I think most people playing in person right now are playing an SFG format. I would also guess that most people who play online right now are drafting.
Delicious Games on Draft
I’m here to recommend that folks try out drafting in person as well. You may or may not have all the models. It’s fine. Just meet up with your opponent or group, pool all the champs together, and have at it. If you’re not too squeamish about loaning your models to someone, it’s a blast. Godtear minis are durable. It’s fine.
Drafting is fun because it raises more specialized interactions and creates the potential for more champions to be desirable in a given game. This gives players more incentive to explore a wider range of champions to play. This is fun for me. Others seem to enjoy it as well.
Drafting for scenario (as one does for a fixed list tournament) means that more flexible champions become a focal point at the expense of more niche ones. Raith’Marid, Rangosh, Titus, and Finvarr will show up a lot because they are all versatile and effective. You might get cheeky and try to bring a list that counters the most flexible champions, but you cannot be sure which of them you’ll be running into in any given round, so this becomes a bit rough.
In a draft format, taking counter picks becomes much easier and, in fact, opens up a deep and interesting game of matchups. If someone takes Raith, Keera looks very good. If someone takes Rangosh, consider Halftusk or Peet. If someone takes Finvarr, consider Styx. If someone takes Titus… well… Rangosh. Rangosh is still good.
The point is, you will play with and against a wider range of champions. That’s cool, right?
Yeah, not everyone has every champion, but two player’s collections might make for a broad enough selection for drafting to be fun. Godtear is a relatively inexpensive miniatures game to to collect. If you have the interest, funds, and leisure time to show up for a game, you might have more than four models. A fun way to build a collection might be to occasionally buy champions from the store where you are playing as the desire to draft them arises. That’s the kind of thing that encourages stores to have Godtear nights and stuff.
Draft Formats
I have hosted several draft tournaments. We have tried a few permutations, but here is my personal favorite.
1. Randomly determine player 1 and player 2. Player 1 drafts first. The players alternate draft picks until each has five. No mirror matches.
2. After each player has five champions, player 1 bans one of player 2’s choices. Player 2 then bans one of player 1’s choices.
3. Players secretly choose the three champions they will play from their 4 remaining draftees. They reveal their choices simultaneously.
4. Player 1 goes first on turn 1 and begins normal deployment.
I like this format because it really mixes things up. Being Player 1 is a mixed blessing because player 2 gets to pick and deploy reactively. It feels balanced. The ban is nice because it serves as a check on a few champions being just a bit too troublesome and potentially unfun to play against in a particular situation. There are arguments for making this simpler and for making it more complex, but this is the sweet spot for me based on my experiences.
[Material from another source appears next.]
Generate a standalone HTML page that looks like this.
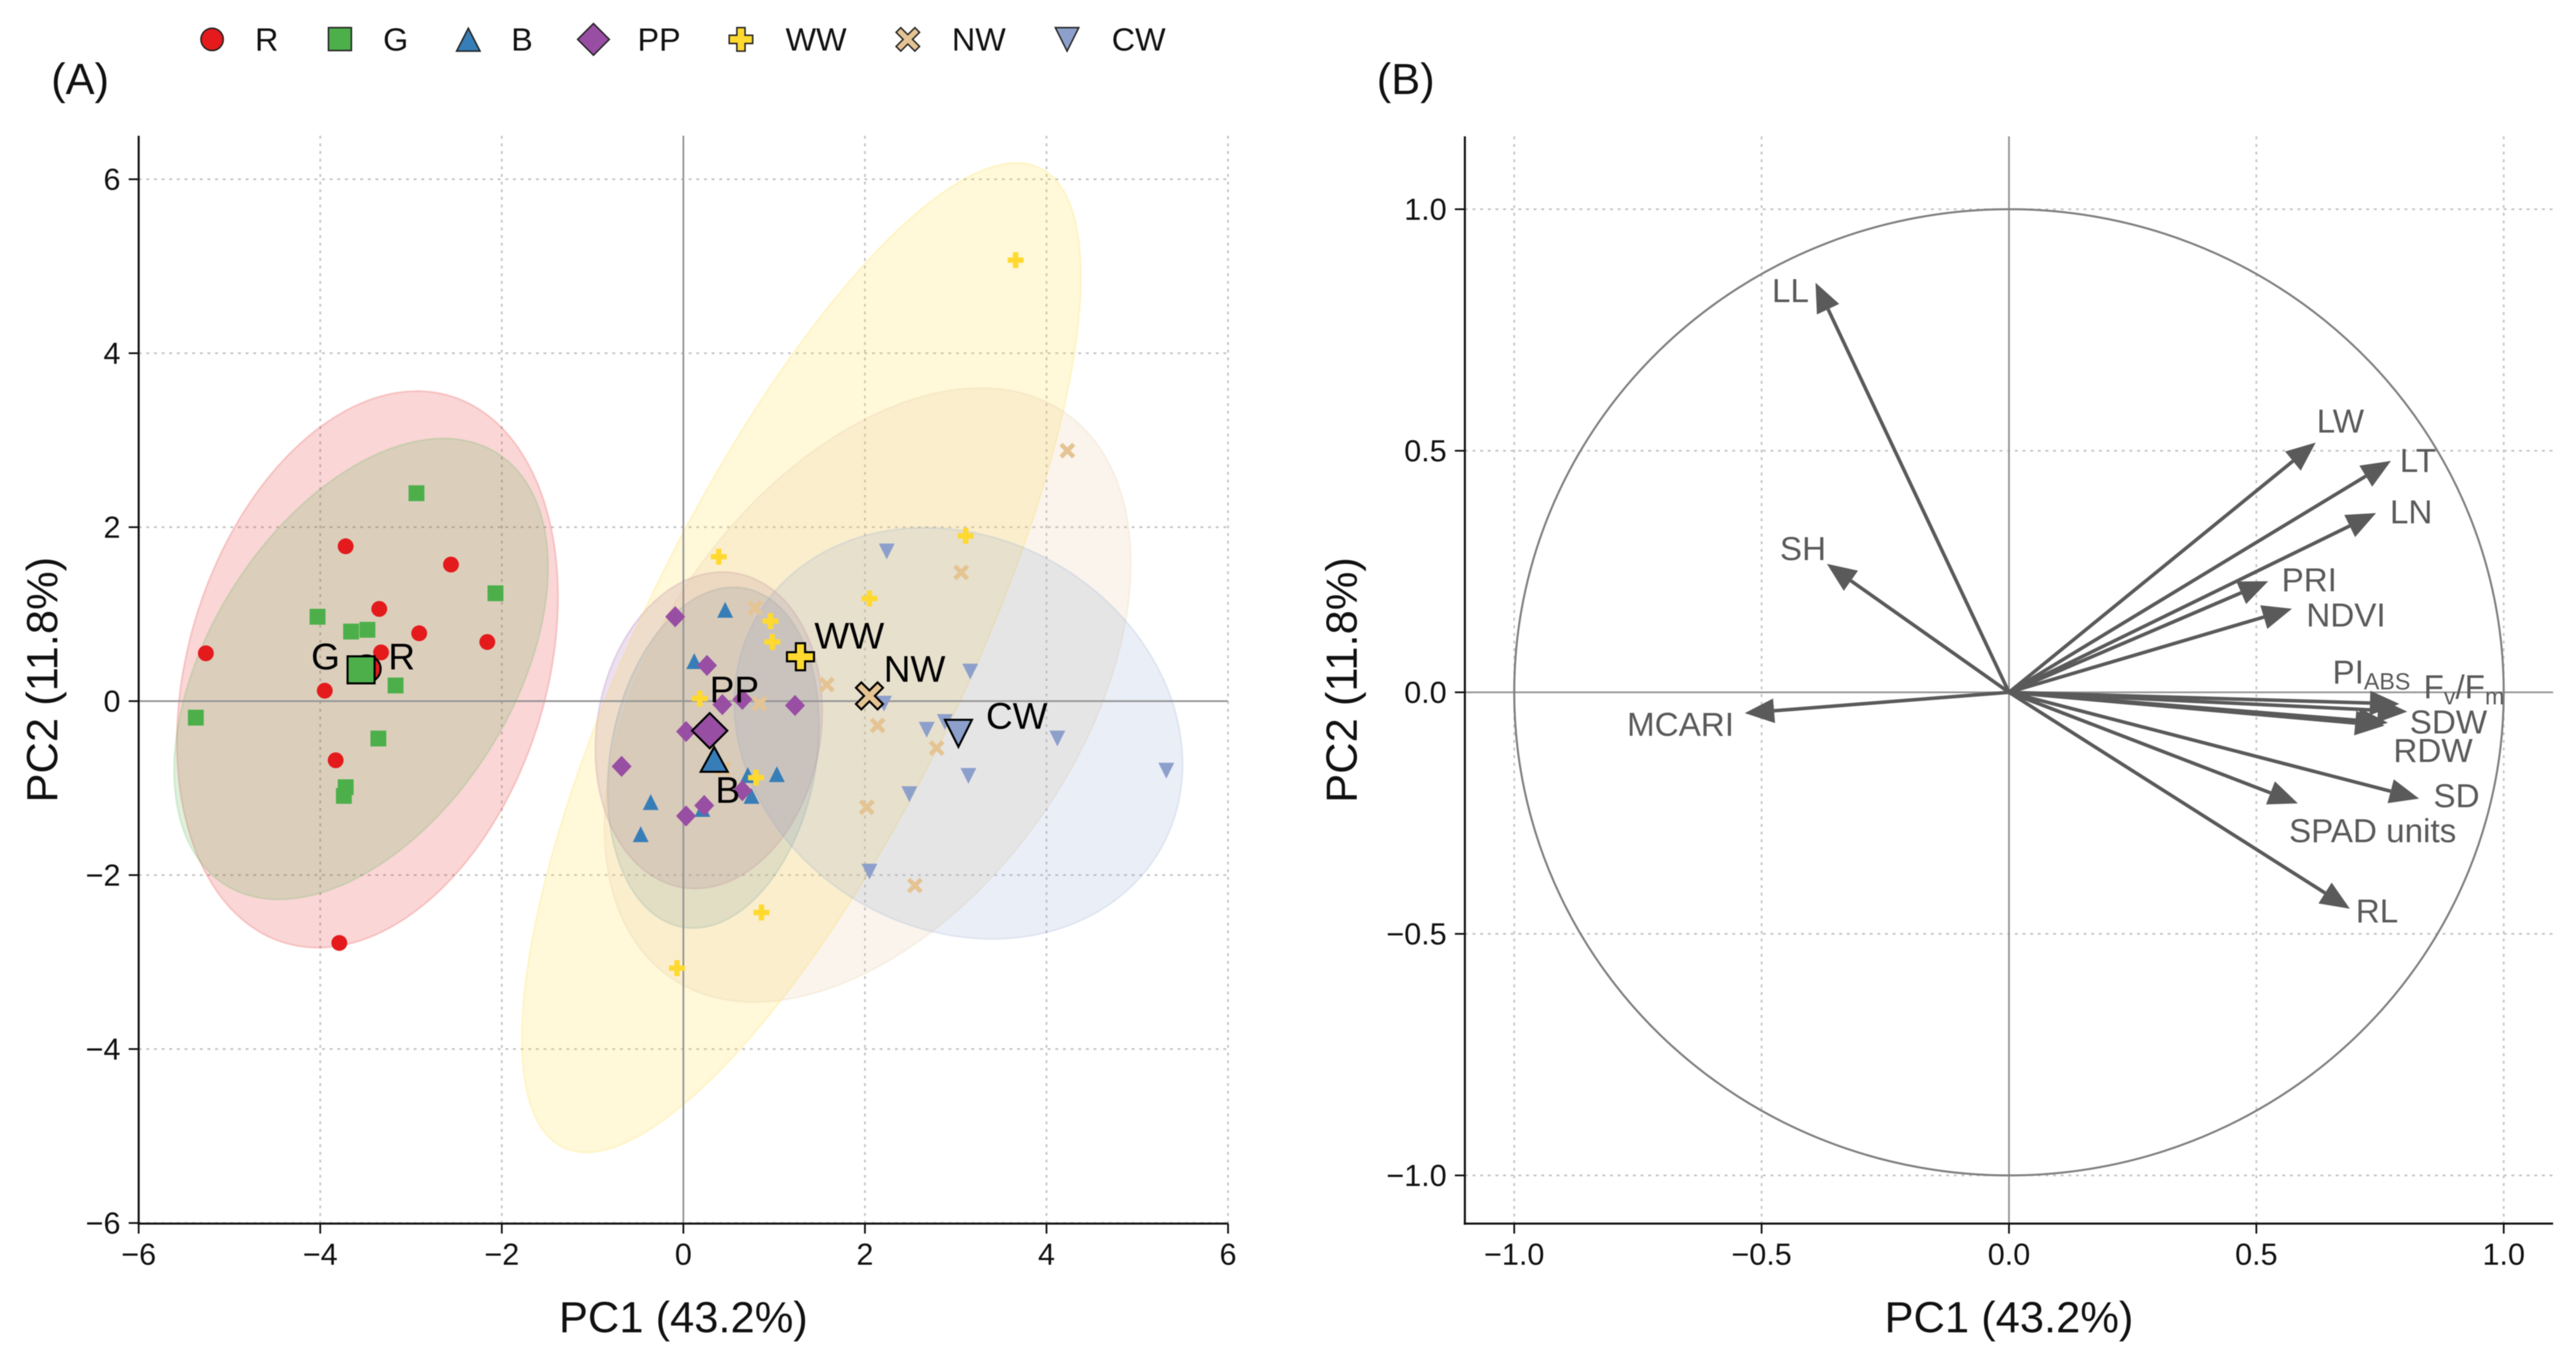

I recommend trying it out.
Conclusion
There are arguments in favor of the SFG standard format. It has a low barrier to entry both in terms of models purchased and the range of models you need to learn to use. It’s also logistically easier to bring 4 champions than to bring your whole collection. I get it, but I think those tradeoffs are worth it for the variety and depth you get in drafts.
I have fun with SFG standard format, but I think it’s worth exploring other ways to play. The possibilities for formats are kind of endless. Limited, random draft pools might be fun. Pre-draft bans? More intricate drafts? Draft two lists and then assign them randomly? Go nuts.